BASIC CONCEPTS OF FIAT CURRENCY
The first key term you need to understand regarding paper money is fiat currency. Again, we’re going to use plain English to keep the economics lesson low impact: fiat currency is essentially money that is not tied to any other object from which it derives value. We’ll explain a little further. At some point, most of the world’s currencies were tied to previous metals of some sort – usually gold or silver. As an example, the British Pound Sterling was a paper bank note that was redeemable for actual gold coinage or bullion. You could at one point walk a British Pound Sterling note into a bank, and walk out with a corresponding amount in pure gold. Of course, this presented a bit of a problem. As the price of gold fluctuated, so did the amount of gold that could be bought with the note, and vice versa.

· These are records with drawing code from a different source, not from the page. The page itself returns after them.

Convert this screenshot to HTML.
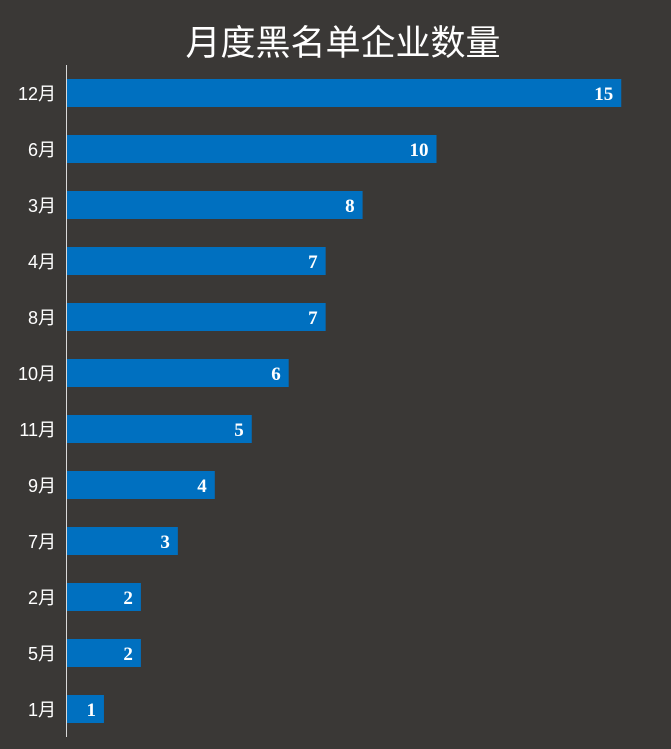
<!DOCTYPE html>
<html><head><meta charset="utf-8"><style>
html,body{margin:0;padding:0;background:#3a3836;}
svg{display:block}
</style></head><body>
<svg id="chart" width="671" height="749" xmlns="http://www.w3.org/2000/svg">
<rect x="0" y="0" width="671" height="749" fill="#3a3836"/>
<text x="343" y="55" text-anchor="middle" font-family="'Liberation Sans','Noto Sans CJK SC',sans-serif" font-size="35" fill="#ffffff">月度黑名单企业数量</text>
<line x1="66.5" y1="65" x2="66.5" y2="737" stroke="#d9d9d9" stroke-width="1"/>
<g id="bars"></g>
</svg>
<script>
const categories = ["12月","6月","3月","4月","8月","10月","11月","9月","7月","2月","5月","1月"];
const values = [15,10,8,7,7,6,5,4,3,2,2,1];
const x0 = 67, unit = 36.95, top0 = 93, step = 56, bh = 28;
const xScale = v => x0 + v * unit;
const yScale = i => top0 + i * step;
const g = document.getElementById('bars');
const NS = 'http://www.w3.org/2000/svg';
categories.forEach((c, i) => {
  const cy = yScale(i);
  const r = document.createElementNS(NS, 'rect');
  
  
  r.setAttribute('x', x0); r.setAttribute('y', cy - bh / 2);
  r.setAttribute('width', xScale(values[i]) - x0); r.setAttribute('height', bh);
  r.setAttribute('fill', '#0070c0');
  g.appendChild(r);
  const t = document.createElementNS(NS, 'text');
  
  
  t.setAttribute('x', 56); t.setAttribute('y', cy + 7);
  t.setAttribute('text-anchor', 'end');
  t.setAttribute('font-family', "'Liberation Sans','Noto Sans CJK SC',sans-serif");
  t.setAttribute('font-size', '18'); t.setAttribute('fill', '#ffffff');
  t.textContent = c; g.appendChild(t);
  const v = document.createElementNS(NS, 'text');
  
  
  v.setAttribute('x', xScale(values[i]) - 8); v.setAttribute('y', cy + 7);
  v.setAttribute('text-anchor', 'end');
  v.setAttribute('font-family', "'Liberation Serif',serif");
  v.setAttribute('font-weight', 'bold');
  v.setAttribute('font-size', '19'); v.setAttribute('fill', '#ffffff');
  v.textContent = values[i]; g.appendChild(v);
});
</script>
</body></html>
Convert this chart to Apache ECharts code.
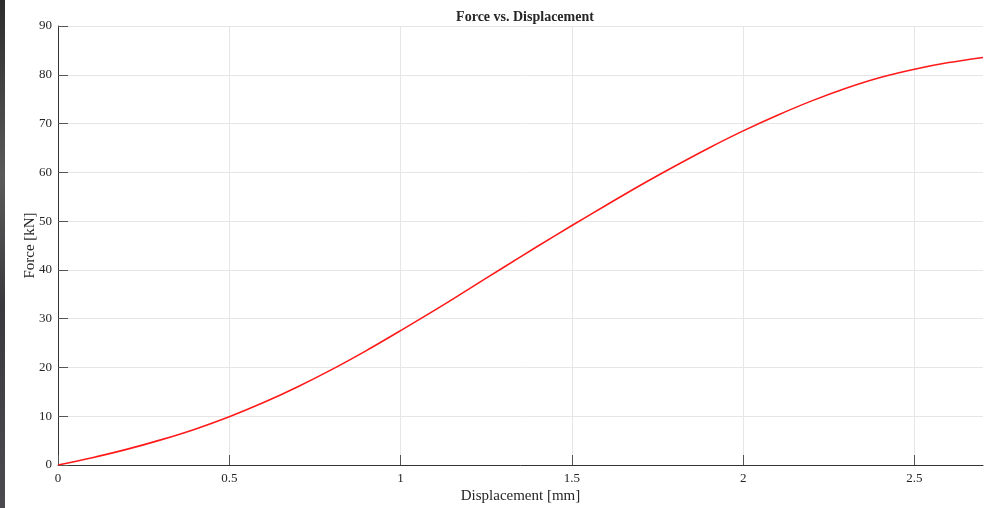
<!DOCTYPE html>
<html>
<head>
<meta charset="utf-8">
<script src="https://cdn.jsdelivr.net/npm/echarts@6/dist/echarts.min.js"></script>
<style>
  html, body { margin: 0; padding: 0; background: #fff; }
  #chart { width: 989px; height: 508px; }
</style>
</head>
<body>
<div id="chart"></div>
<script>
// Measured displacement [mm] and force [kN]
const displacement = [0, 0.1, 0.2, 0.3, 0.4, 0.5, 0.6, 0.7, 0.8, 0.9, 1.0,
  1.1, 1.2, 1.3, 1.4, 1.5, 1.6, 1.7, 1.8, 1.9, 2.0,
  2.1, 2.2, 2.3, 2.4, 2.5, 2.6, 2.7];
const force = [0, 1.5, 3.2, 5.15, 7.35, 9.9, 12.8, 16.05, 19.6, 23.45, 27.55,
  31.75, 36.1, 40.5, 44.85, 49.1, 53.25, 57.35, 61.25, 65.0, 68.5,
  71.7, 74.65, 77.25, 79.45, 81.15, 82.5, 83.55];

const xTicks = [0, 0.5, 1, 1.5, 2, 2.5];
const yTicks = [0, 10, 20, 30, 40, 50, 60, 70, 80, 90];

const serif = '"Liberation Serif", "DejaVu Serif", serif';
const textColor = '#262626';

const chart = echarts.init(document.getElementById('chart'), null, { renderer: 'canvas' });

chart.setOption({
  animation: false,
  backgroundColor: '#fff',
  title: {
    text: 'Force vs. Displacement',
    left: 520, top: 5, textAlign: 'center',
    textStyle: { fontFamily: serif, fontSize: 14, fontWeight: 'bold', color: textColor }
  },
  grid: { left: 58, right: 6, top: 26, bottom: 43, outerBoundsMode: 'none', containLabel: false },
  xAxis: {
    type: 'value',
    min: 0, max: 2.7,
    name: 'Displacement [mm]',
    nameLocation: 'middle', nameGap: 24,
    nameMoveOverlap: false,
    nameTextStyle: { fontFamily: serif, fontSize: 15, color: textColor },
    axisLine: { lineStyle: { color: '#333', width: 1 } },
    axisTick: { inside: true, length: 10, customValues: xTicks, lineStyle: { color: '#555' } },
    axisLabel: {
      fontFamily: serif, fontSize: 13, color: textColor, margin: 7,
      customValues: xTicks,
      formatter: v => String(v)
    },
    splitLine: { show: true, lineStyle: { color: '#e6e6e6', width: 1 } }
  },
  yAxis: {
    type: 'value',
    min: 0, max: 90, interval: 10,
    name: 'Force [kN]',
    nameLocation: 'middle', nameGap: 20,
    nameMoveOverlap: false,
    nameTextStyle: { fontFamily: serif, fontSize: 15, color: textColor },
    axisLine: { show: true, lineStyle: { color: '#333', width: 1 } },
    axisTick: { show: true, inside: true, length: 10, lineStyle: { color: '#555' } },
    axisLabel: {
      fontFamily: serif, fontSize: 13, color: textColor, margin: 6,
      formatter: v => yTicks.includes(v) ? String(v) : ''
    },
    splitLine: { show: true, lineStyle: { color: '#e6e6e6', width: 1 } }
  },
  graphic: [{
    type: 'rect', left: 0, top: 0, z: 100,
    shape: { width: 5, height: 508 },
    style: {
      fill: new echarts.graphic.LinearGradient(0, 0, 0, 1, [
        { offset: 0, color: '#2c2c2c' },
        { offset: 0.35, color: '#5a5a5a' },
        { offset: 0.6, color: '#3a3a3e' },
        { offset: 1, color: '#4a4a50' }
      ])
    }
  }],
  series: [{
    type: 'line',
    data: displacement.map((d, i) => [d, force[i]]),
    smooth: 0.3,
    showSymbol: false,
    lineStyle: { color: '#ff1a1a', width: 1.6 },
    clip: true
  }]
});
</script>
</body>
</html>
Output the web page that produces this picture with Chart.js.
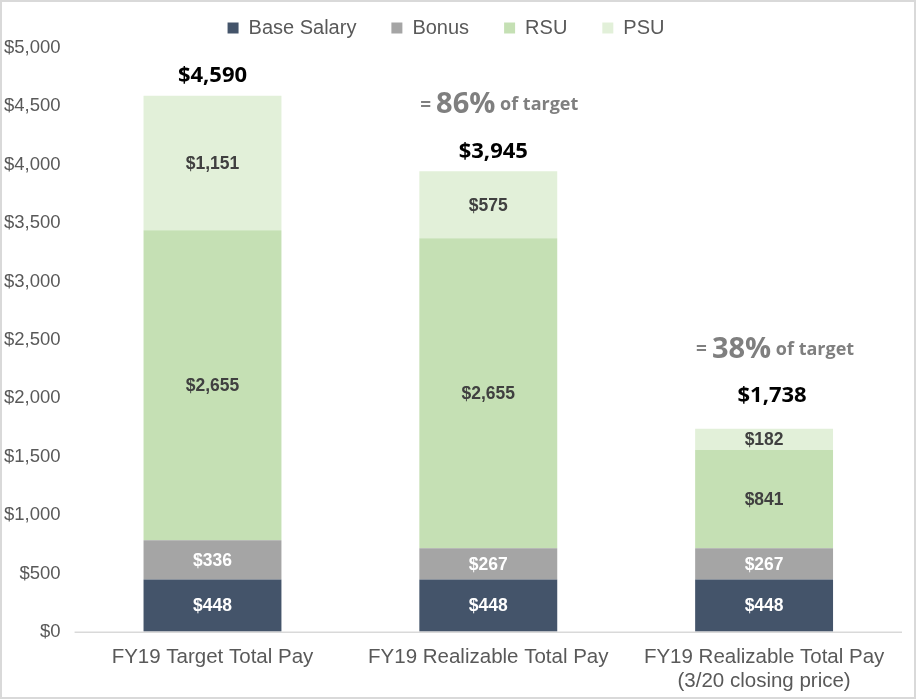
<!DOCTYPE html>
<html>
<head>
<meta charset="utf-8">
<script src="https://cdn.jsdelivr.net/npm/chart.js@4/dist/chart.umd.min.js"></script>
<style>
  html, body { margin: 0; padding: 0; background: #fff; }
</style>
</head>
<body>
<canvas id="payChart" width="916" height="699"></canvas>
<script>
// data
const categories = ['FY19 Target Total Pay', 'FY19 Realizable Total Pay', ['FY19 Realizable Total Pay', '(3/20 closing price)']];
const baseSalary = [448, 448, 448];
const bonus = [336, 267, 267];
const rsu = [2655, 2655, 841];
const psu = [1151, 575, 182];
const yTicks = [0, 500, 1000, 1500, 2000, 2500, 3000, 3500, 4000, 4500, 5000];

// styling / placement (px offsets above bar tops)
const totalOffset = [20, 19, 33];
const totalShift = [0, 5, 8];
const noteOffset = [null, 66, 79];

const money = v => '$' + v.toLocaleString('en-US');
const FONT = '"Liberation Sans", Arial, sans-serif';
const CAL = '"Open Sans", "Noto Sans", sans-serif';

const barLabels = {
  id: 'barLabels',
  afterDatasetsDraw(chart) {
    const ctx = chart.ctx;
    ctx.save();
    ctx.textAlign = 'center';
    ctx.textBaseline = 'middle';
    chart.data.datasets.forEach((ds, i) => {
      const meta = chart.getDatasetMeta(i);
      meta.data.forEach((bar, j) => {
        ctx.font = 'bold 17.5px ' + FONT;
        ctx.fillStyle = ds.labelColor;
        const cy = (bar.y + bar.base) / 2;
        ctx.fillText(money(ds.data[j]), bar.x, cy + 1);
      });
    });

    const y = chart.scales.y;
    const target = categories.map((c, j) => chart.data.datasets.reduce((s, ds) => s + ds.data[j], 0));
    const meta0 = chart.getDatasetMeta(0);
    target.forEach((tot, j) => {
      const x = meta0.data[j].x;
      const top = y.getPixelForValue(tot);
      ctx.font = 'bold 22px ' + CAL;
      ctx.fillStyle = '#000';
      ctx.fillText(money(tot), x + totalShift[j], top - totalOffset[j]);
      if (noteOffset[j] != null) {
        const pct = Math.round(tot / target[0] * 100) + '%';
        const parts = [['= ', 'bold 19px ' + CAL], [pct, 'bold 29px ' + CAL], [' of target', 'bold 18px ' + CAL]];
        let w = 0;
        parts.forEach(p => { ctx.font = p[1]; w += ctx.measureText(p[0]).width; });
        let px = x + 11 - w / 2;
        ctx.textAlign = 'left';
        ctx.fillStyle = '#7f7f7f';
        parts.forEach(p => {
          ctx.font = p[1];
          ctx.fillText(p[0], px, top - noteOffset[j]);
          px += ctx.measureText(p[0]).width;
        });
        ctx.textAlign = 'center';
      }
    });

    // baseline + frame
    const a = chart.chartArea;
    ctx.strokeStyle = '#d9d9d9';
    ctx.lineWidth = 1.5;
    ctx.beginPath();
    ctx.moveTo(a.left, a.bottom + 0.5);
    ctx.lineTo(a.right, a.bottom + 0.5);
    ctx.stroke();
    ctx.lineWidth = 2;
    ctx.strokeRect(1, 1, chart.width - 2, chart.height - 2);
    ctx.restore();
  }
};

new Chart(document.getElementById('payChart'), {
  type: 'bar',
  data: {
    labels: categories,
    datasets: [
      { label: 'Base Salary', data: baseSalary, backgroundColor: '#44546a', labelColor: '#ffffff' },
      { label: 'Bonus', data: bonus, backgroundColor: '#a5a5a5', labelColor: '#ffffff' },
      { label: 'RSU', data: rsu, backgroundColor: '#c5e0b4', labelColor: '#404040' },
      { label: 'PSU', data: psu, backgroundColor: '#e2f0d9', labelColor: '#404040' }
    ]
  },
  options: {
    responsive: false,
    animation: false,
    devicePixelRatio: 1,
    layout: { padding: { left: -10, right: 14, top: -17, bottom: -8 } },
    datasets: { bar: { barPercentage: 1, categoryPercentage: 0.5 } },
    plugins: {
      legend: {
        position: 'top',
        labels: {
          boxWidth: 11, boxHeight: 11, padding: 35,
          color: '#595959', font: { family: FONT, size: 20 }
        }
      },
      tooltip: { enabled: false }
    },
    scales: {
      x: {
        stacked: true,
        grid: { display: false, drawTicks: false },
        border: { display: false },
        ticks: { color: '#595959', font: { family: FONT, size: 20.5 }, padding: 13, maxRotation: 0 }
      },
      y: {
        stacked: true,
        min: 0, max: 5000,
        afterBuildTicks: s => { s.ticks = yTicks.map(v => ({ value: v })); },
        grid: { display: false, drawTicks: false },
        border: { display: false },
        ticks: { color: '#595959', font: { family: FONT, size: 18.5 }, padding: 14, callback: v => money(v) }
      }
    }
  },
  plugins: [barLabels]
});
</script>
</body>
</html>
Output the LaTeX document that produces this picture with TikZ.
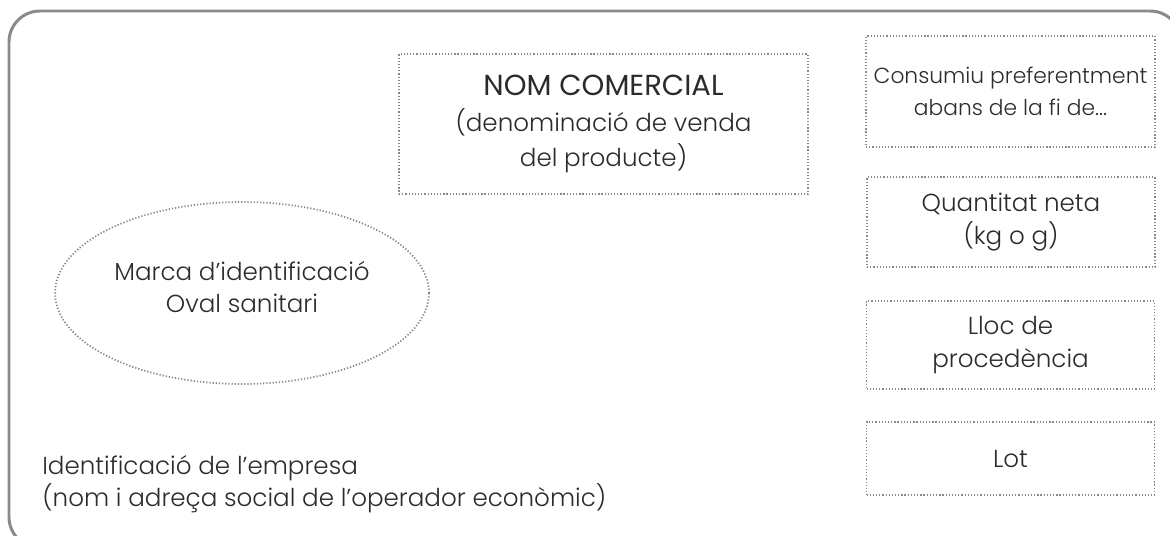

There is an interesting concept at work with the relationship with a note and corresponding precious metal – the only reason the note had any value at all was because it could be redeemed for gold. That, for most people, is a shocking revelation. Of course this presented somewhat of a problem for governments, who were the printers of all notes – they could only print so many notes, because the value of the note was tied to a fixed amount of gold. If they printed too many notes, and subsequently had too many people redeeming those notes for gold, there would obviously not be enough gold to back the notes.
This scenario existed for hundreds of years, with governments all over the world being kept in check by the principle that their currencies were backed by gold. This concept also kept government spending in check, because the governments of the world did not have the ability to print money out of thin air like they do today.